State legislatures are considering a similar number of bills related to ranked-choice voting in 2023 sessions as they did last year, but the number of measures prohibiting or banning RCV has nearly doubled.
So far this year, South Dakota and Idaho have enacted such prohibitions, joining Florida and Tennessee who became the first states to do so last year. All four states had Republican trifectas when these laws were adopted. Similar Republican-sponsored bills have passed at least one chamber of the legislature in their state so far in 2023: Arizona’s HB2552, Montana’s HB598, North Dakota’s HB1273, and Texas’ SB921. On April 6, North Dakota Gov. Doug Burgum (R) vetoed that state’s prospective ban. Elsewhere this year, Republican lawmakers in both Alaska and Maine, where ranked-choice voting has been implemented for some federal and state-level elections through statewide ballot measures, have introduced legislation that would repeal their state’s current use of the voting system.

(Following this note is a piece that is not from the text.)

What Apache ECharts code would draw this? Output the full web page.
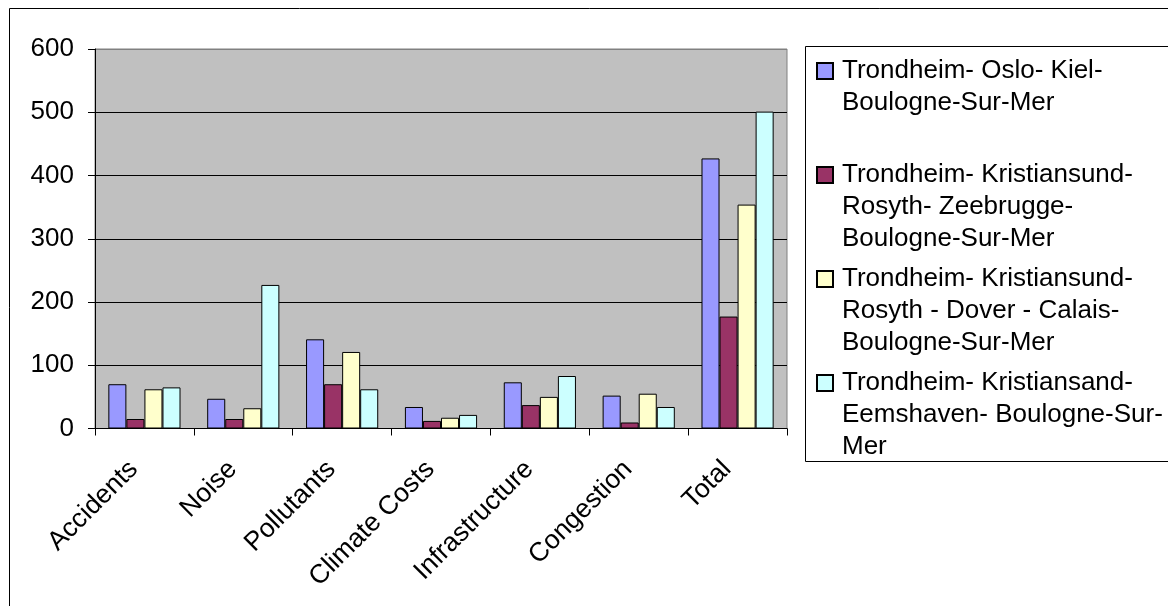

Ranked-choice voting is an electoral system in which voters rank candidates by preference on their ballots. If a candidate wins a majority of first-preference votes, he or she is declared the winner. If no candidate wins a majority of first-preference votes, the candidate with the fewest first-preference votes is eliminated. First-preference votes cast for the failed candidate are eliminated, lifting the next-preference choices indicated on those ballots. A new tally is conducted to determine whether any candidate has won a majority of the adjusted votes. The process is repeated until a candidate wins an outright majority.
Municipalities in Florida and Tennessee had authorized, but not used, ranked-choice voting when those states banned the system. Idaho and South Dakota, on the other hand, were two of 33 states where ranked-choice voting was not authorized or used in any form (excluding presidential primaries).
Idaho Gov. Brad Little (R) signed H0179 into law on March 24, and South Dakota Gov. Kristi Noem (R) signed SB55 on March 27. Idaho’s ranked-choice voting ban received one Democratic vote in the state House. South Dakota’s received two, also in the state House.